%%

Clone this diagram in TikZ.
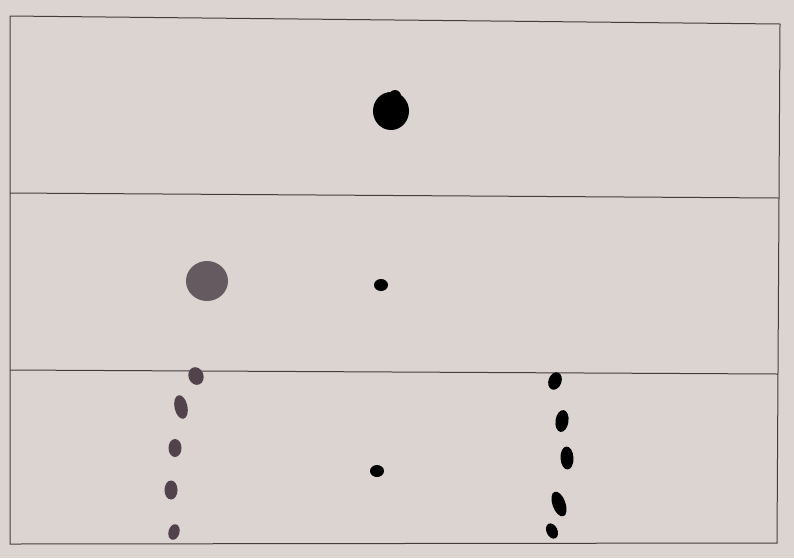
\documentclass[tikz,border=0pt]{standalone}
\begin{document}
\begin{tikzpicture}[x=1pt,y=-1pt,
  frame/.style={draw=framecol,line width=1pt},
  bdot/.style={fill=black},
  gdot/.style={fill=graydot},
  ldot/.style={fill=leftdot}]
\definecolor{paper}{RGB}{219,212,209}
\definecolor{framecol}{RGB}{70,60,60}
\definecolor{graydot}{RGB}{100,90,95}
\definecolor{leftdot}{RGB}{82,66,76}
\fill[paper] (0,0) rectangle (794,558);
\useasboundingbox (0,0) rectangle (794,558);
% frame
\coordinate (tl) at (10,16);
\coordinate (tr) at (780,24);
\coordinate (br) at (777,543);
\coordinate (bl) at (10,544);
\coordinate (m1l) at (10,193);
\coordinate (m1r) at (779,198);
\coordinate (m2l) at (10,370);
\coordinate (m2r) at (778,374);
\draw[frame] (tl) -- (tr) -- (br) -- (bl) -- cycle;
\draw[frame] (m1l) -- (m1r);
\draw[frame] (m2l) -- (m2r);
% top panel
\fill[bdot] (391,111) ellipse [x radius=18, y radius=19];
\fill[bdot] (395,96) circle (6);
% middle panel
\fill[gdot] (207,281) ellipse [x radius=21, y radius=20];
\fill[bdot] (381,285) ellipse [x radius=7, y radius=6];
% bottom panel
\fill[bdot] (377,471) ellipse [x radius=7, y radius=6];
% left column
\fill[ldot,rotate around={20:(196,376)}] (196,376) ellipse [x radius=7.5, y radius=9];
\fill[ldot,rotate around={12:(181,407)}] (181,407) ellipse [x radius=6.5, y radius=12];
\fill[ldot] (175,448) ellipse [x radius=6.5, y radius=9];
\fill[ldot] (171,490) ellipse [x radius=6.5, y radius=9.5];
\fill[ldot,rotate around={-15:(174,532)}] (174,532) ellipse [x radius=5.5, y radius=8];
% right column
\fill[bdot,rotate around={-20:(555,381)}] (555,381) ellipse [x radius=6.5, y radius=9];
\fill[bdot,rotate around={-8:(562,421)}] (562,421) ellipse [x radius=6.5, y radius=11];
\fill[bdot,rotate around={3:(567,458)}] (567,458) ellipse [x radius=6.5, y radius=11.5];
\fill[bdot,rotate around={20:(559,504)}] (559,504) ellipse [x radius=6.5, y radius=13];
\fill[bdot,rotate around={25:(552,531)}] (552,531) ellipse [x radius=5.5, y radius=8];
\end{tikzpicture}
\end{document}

%%

*What is required*
Leave out the pictures and print every line of the data exactly.

*Written reply*
Clone this diagram in TikZ.
\documentclass[tikz,border=0pt]{standalone}
\begin{document}
\begin{tikzpicture}[x=1pt,y=-1pt,
  frame/.style={draw=framecol,line width=1pt},
  bdot/.style={fill=black},
  gdot/.style={fill=graydot},
  ldot/.style={fill=leftdot}]
\definecolor{paper}{RGB}{219,212,209}
\definecolor{framecol}{RGB}{70,60,60}
\definecolor{graydot}{RGB}{100,90,95}
\definecolor{leftdot}{RGB}{82,66,76}
\fill[paper] (0,0) rectangle (794,558);
\useasboundingbox (0,0) rectangle (794,558);
% frame
\coordinate (tl) at (10,16);
\coordinate (tr) at (780,24);
\coordinate (br) at (777,543);
\coordinate (bl) at (10,544);
\coordinate (m1l) at (10,193);
\coordinate (m1r) at (779,198);
\coordinate (m2l) at (10,370);
\coordinate (m2r) at (778,374);
\draw[frame] (tl) -- (tr) -- (br) -- (bl) -- cycle;
\draw[frame] (m1l) -- (m1r);
\draw[frame] (m2l) -- (m2r);
% top panel
\fill[bdot] (391,111) ellipse [x radius=18, y radius=19];
\fill[bdot] (395,96) circle (6);
% middle panel
\fill[gdot] (207,281) ellipse [x radius=21, y radius=20];
\fill[bdot] (381,285) ellipse [x radius=7, y radius=6];
% bottom panel
\fill[bdot] (377,471) ellipse [x radius=7, y radius=6];
% left column
\fill[ldot,rotate around={20:(196,376)}] (196,376) ellipse [x radius=7.5, y radius=9];
\fill[ldot,rotate around={12:(181,407)}] (181,407) ellipse [x radius=6.5, y radius=12];
\fill[ldot] (175,448) ellipse [x radius=6.5, y radius=9];
\fill[ldot] (171,490) ellipse [x radius=6.5, y radius=9.5];
\fill[ldot,rotate around={-15:(174,532)}] (174,532) ellipse [x radius=5.5, y radius=8];
% right column
\fill[bdot,rotate around={-20:(555,381)}] (555,381) ellipse [x radius=6.5, y radius=9];
\fill[bdot,rotate around={-8:(562,421)}] (562,421) ellipse [x radius=6.5, y radius=11];
\fill[bdot,rotate around={3:(567,458)}] (567,458) ellipse [x radius=6.5, y radius=11.5];
\fill[bdot,rotate around={20:(559,504)}] (559,504) ellipse [x radius=6.5, y radius=13];
\fill[bdot,rotate around={25:(552,531)}] (552,531) ellipse [x radius=5.5, y radius=8];
\end{tikzpicture}
\end{document}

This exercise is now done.